**What to produce**
Repeat the entries below exactly as they appear, with no pictures.

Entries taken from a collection
***

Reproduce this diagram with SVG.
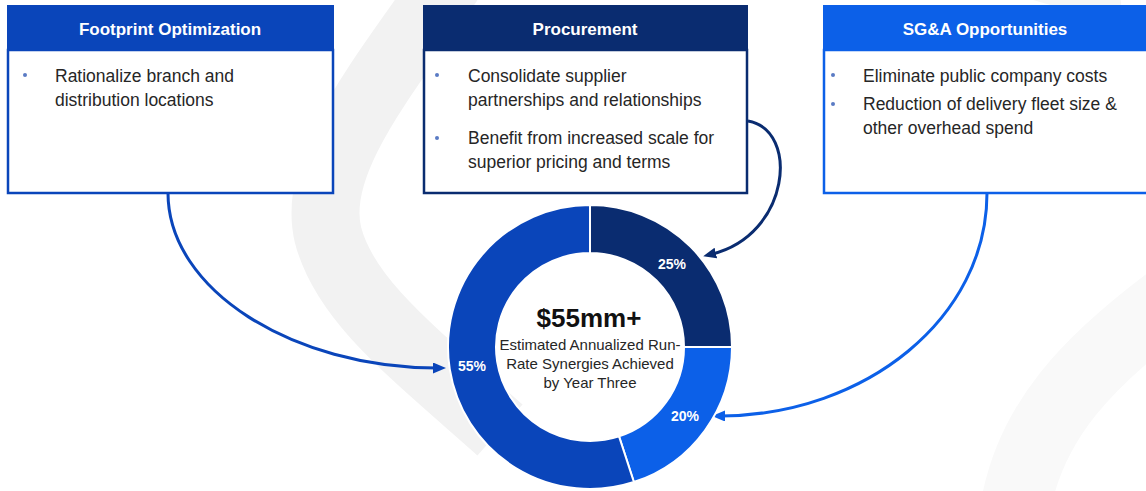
<svg xmlns="http://www.w3.org/2000/svg" width="1146" height="491" viewBox="0 0 1146 491">
<style>
.hdr{font-family:"Liberation Sans",Arial,sans-serif;font-weight:bold;font-size:17px;fill:#fff;text-anchor:middle}
.body{font-family:"Liberation Sans",Arial,sans-serif;font-size:17.5px;fill:#262626}
.pct{font-family:"Liberation Sans",Arial,sans-serif;font-weight:bold;font-size:14px;fill:#fff;text-anchor:middle}
.ctr{font-family:"Liberation Sans",Arial,sans-serif;font-size:15px;fill:#262626;text-anchor:middle}
.big{font-family:"Liberation Sans",Arial,sans-serif;font-weight:bold;font-size:26px;fill:#111;text-anchor:middle}
.bul{fill:#5a7bc4}
.conn{fill:none;stroke-width:3}
.seg{stroke:#fff;stroke-width:2}
</style>
<defs>
<marker id="arrA" viewBox="0 0 13 11" refX="4" refY="5.5" markerWidth="13" markerHeight="11" markerUnits="userSpaceOnUse" orient="auto"><path d="M0,0 L13,5.5 L0,11 z" fill="#0a45ba"/></marker>
<marker id="arrB" viewBox="0 0 13 11" refX="4" refY="5.5" markerWidth="13" markerHeight="11" markerUnits="userSpaceOnUse" orient="auto"><path d="M0,0 L13,5.5 L0,11 z" fill="#0a2c70"/></marker>
<marker id="arrC" viewBox="0 0 13 11" refX="4" refY="5.5" markerWidth="13" markerHeight="11" markerUnits="userSpaceOnUse" orient="auto"><path d="M0,0 L13,5.5 L0,11 z" fill="#0c60e8"/></marker>
</defs>
<rect width="1146" height="491" fill="#fff"/>
<g id="background">
<path d="M450,-20 C390,70 310,160 328,235 C345,300 410,350 500,430" fill="none" stroke="#f2f2f2" stroke-width="68"/>
<path d="M1170,300 C1090,360 1030,420 1015,510" fill="none" stroke="#f9f9f9" stroke-width="70"/>
<path d="M1000,-30 C1040,-10 1080,0 1120,-5" fill="none" stroke="#f5f5f5" stroke-width="30"/>
</g>
<g id="connectors">
<path class="conn" stroke="#0a45ba" d="M168,193 C168,290 293,368 437,368" marker-end="url(#arrA)"/>
<path class="conn" stroke="#0a2c70" d="M748,121 C800,130 790,235 712,254" marker-end="url(#arrB)"/>
<path class="conn" stroke="#0c60e8" d="M987,193 C987,318 866,415 721,416" marker-end="url(#arrC)"/>
</g>
<g id="node-footprint">
<rect x="8" y="50" width="325" height="143" fill="#fff" stroke="#0a45ba" stroke-width="2.5"/>
<rect x="7" y="5" width="327" height="45" fill="#0a45ba"/>
<text class="hdr" x="170" y="35">Footprint Optimization</text>
<circle class="bul" cx="25" cy="75" r="2"/>
<text class="body" x="55" y="82">Rationalize branch and</text>
<text class="body" x="55" y="106">distribution locations</text>
</g>
<g id="node-procurement">
<rect x="424" y="50" width="323" height="143" fill="#fff" stroke="#0a2c70" stroke-width="2.5"/>
<rect x="423" y="5" width="325" height="45" fill="#0a2c70"/>
<text class="hdr" x="585" y="35">Procurement</text>
<circle class="bul" cx="437" cy="75" r="2"/>
<text class="body" x="468" y="82">Consolidate supplier</text>
<text class="body" x="468" y="106">partnerships and relationships</text>
<circle class="bul" cx="437" cy="138" r="2"/>
<text class="body" x="468" y="144">Benefit from increased scale for</text>
<text class="body" x="468" y="168">superior pricing and terms</text>
</g>
<g id="node-sga">
<rect x="824" y="50" width="330" height="143" fill="#fff" stroke="#0c60e8" stroke-width="2.5"/>
<rect x="823" y="5" width="330" height="45" fill="#0c60e8"/>
<text class="hdr" x="985" y="35">SG&amp;A Opportunities</text>
<circle class="bul" cx="833" cy="75" r="2"/>
<text class="body" x="863" y="82">Eliminate public company costs</text>
<circle class="bul" cx="833" cy="104" r="2"/>
<text class="body" x="863" y="110">Reduction of delivery fleet size &amp;</text>
<text class="body" x="863" y="134">other overhead spend</text>
</g>
<g id="node-donut">
<path class="seg" fill="#0a2c70" d="M590,205 A142,142 0 0 1 732,347 L684,347 A94,94 0 0 0 590,253 Z"/>
<path class="seg" fill="#0c60e8" d="M732,347 A142,142 0 0 1 633.88,482.05 L619.05,436.4 A94,94 0 0 0 684,347 Z"/>
<path class="seg" fill="#0a45ba" d="M633.88,482.05 A142,142 0 1 1 590,205 L590,253 A94,94 0 1 0 619.05,436.4 Z"/>
<text class="pct" x="672" y="269">25%</text>
<text class="pct" x="685" y="421">20%</text>
<text class="pct" x="472" y="371">55%</text>
<text class="big" x="589" y="327">$55mm+</text>
<text class="ctr" x="590" y="350">Estimated Annualized Run-</text>
<text class="ctr" x="590" y="369">Rate Synergies Achieved</text>
<text class="ctr" x="590" y="388">by Year Three</text>
</g>
</svg>
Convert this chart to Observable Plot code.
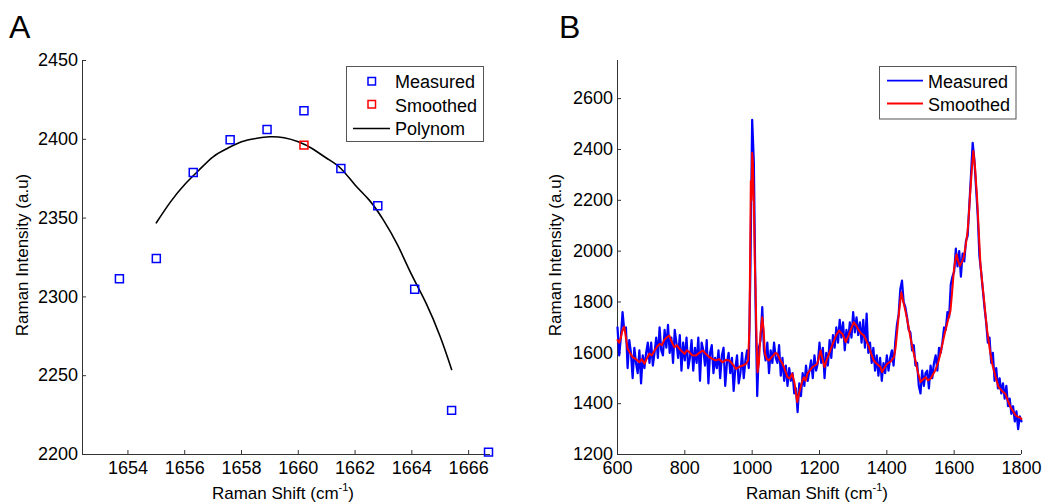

***

**Correct response**
Reproduce this diagram with SVG.
<svg xmlns="http://www.w3.org/2000/svg" width="1146" height="491" viewBox="0 0 1146 491">
<style>
.hdr{font-family:"Liberation Sans",Arial,sans-serif;font-weight:bold;font-size:17px;fill:#fff;text-anchor:middle}
.body{font-family:"Liberation Sans",Arial,sans-serif;font-size:17.5px;fill:#262626}
.pct{font-family:"Liberation Sans",Arial,sans-serif;font-weight:bold;font-size:14px;fill:#fff;text-anchor:middle}
.ctr{font-family:"Liberation Sans",Arial,sans-serif;font-size:15px;fill:#262626;text-anchor:middle}
.big{font-family:"Liberation Sans",Arial,sans-serif;font-weight:bold;font-size:26px;fill:#111;text-anchor:middle}
.bul{fill:#5a7bc4}
.conn{fill:none;stroke-width:3}
.seg{stroke:#fff;stroke-width:2}
</style>
<defs>
<marker id="arrA" viewBox="0 0 13 11" refX="4" refY="5.5" markerWidth="13" markerHeight="11" markerUnits="userSpaceOnUse" orient="auto"><path d="M0,0 L13,5.5 L0,11 z" fill="#0a45ba"/></marker>
<marker id="arrB" viewBox="0 0 13 11" refX="4" refY="5.5" markerWidth="13" markerHeight="11" markerUnits="userSpaceOnUse" orient="auto"><path d="M0,0 L13,5.5 L0,11 z" fill="#0a2c70"/></marker>
<marker id="arrC" viewBox="0 0 13 11" refX="4" refY="5.5" markerWidth="13" markerHeight="11" markerUnits="userSpaceOnUse" orient="auto"><path d="M0,0 L13,5.5 L0,11 z" fill="#0c60e8"/></marker>
</defs>
<rect width="1146" height="491" fill="#fff"/>
<g id="background">
<path d="M450,-20 C390,70 310,160 328,235 C345,300 410,350 500,430" fill="none" stroke="#f2f2f2" stroke-width="68"/>
<path d="M1170,300 C1090,360 1030,420 1015,510" fill="none" stroke="#f9f9f9" stroke-width="70"/>
<path d="M1000,-30 C1040,-10 1080,0 1120,-5" fill="none" stroke="#f5f5f5" stroke-width="30"/>
</g>
<g id="connectors">
<path class="conn" stroke="#0a45ba" d="M168,193 C168,290 293,368 437,368" marker-end="url(#arrA)"/>
<path class="conn" stroke="#0a2c70" d="M748,121 C800,130 790,235 712,254" marker-end="url(#arrB)"/>
<path class="conn" stroke="#0c60e8" d="M987,193 C987,318 866,415 721,416" marker-end="url(#arrC)"/>
</g>
<g id="node-footprint">
<rect x="8" y="50" width="325" height="143" fill="#fff" stroke="#0a45ba" stroke-width="2.5"/>
<rect x="7" y="5" width="327" height="45" fill="#0a45ba"/>
<text class="hdr" x="170" y="35">Footprint Optimization</text>
<circle class="bul" cx="25" cy="75" r="2"/>
<text class="body" x="55" y="82">Rationalize branch and</text>
<text class="body" x="55" y="106">distribution locations</text>
</g>
<g id="node-procurement">
<rect x="424" y="50" width="323" height="143" fill="#fff" stroke="#0a2c70" stroke-width="2.5"/>
<rect x="423" y="5" width="325" height="45" fill="#0a2c70"/>
<text class="hdr" x="585" y="35">Procurement</text>
<circle class="bul" cx="437" cy="75" r="2"/>
<text class="body" x="468" y="82">Consolidate supplier</text>
<text class="body" x="468" y="106">partnerships and relationships</text>
<circle class="bul" cx="437" cy="138" r="2"/>
<text class="body" x="468" y="144">Benefit from increased scale for</text>
<text class="body" x="468" y="168">superior pricing and terms</text>
</g>
<g id="node-sga">
<rect x="824" y="50" width="330" height="143" fill="#fff" stroke="#0c60e8" stroke-width="2.5"/>
<rect x="823" y="5" width="330" height="45" fill="#0c60e8"/>
<text class="hdr" x="985" y="35">SG&amp;A Opportunities</text>
<circle class="bul" cx="833" cy="75" r="2"/>
<text class="body" x="863" y="82">Eliminate public company costs</text>
<circle class="bul" cx="833" cy="104" r="2"/>
<text class="body" x="863" y="110">Reduction of delivery fleet size &amp;</text>
<text class="body" x="863" y="134">other overhead spend</text>
</g>
<g id="node-donut">
<path class="seg" fill="#0a2c70" d="M590,205 A142,142 0 0 1 732,347 L684,347 A94,94 0 0 0 590,253 Z"/>
<path class="seg" fill="#0c60e8" d="M732,347 A142,142 0 0 1 633.88,482.05 L619.05,436.4 A94,94 0 0 0 684,347 Z"/>
<path class="seg" fill="#0a45ba" d="M633.88,482.05 A142,142 0 1 1 590,205 L590,253 A94,94 0 1 0 619.05,436.4 Z"/>
<text class="pct" x="672" y="269">25%</text>
<text class="pct" x="685" y="421">20%</text>
<text class="pct" x="472" y="371">55%</text>
<text class="big" x="589" y="327">$55mm+</text>
<text class="ctr" x="590" y="350">Estimated Annualized Run-</text>
<text class="ctr" x="590" y="369">Rate Synergies Achieved</text>
<text class="ctr" x="590" y="388">by Year Three</text>
</g>
</svg>
Convert this chart to Observable Plot code.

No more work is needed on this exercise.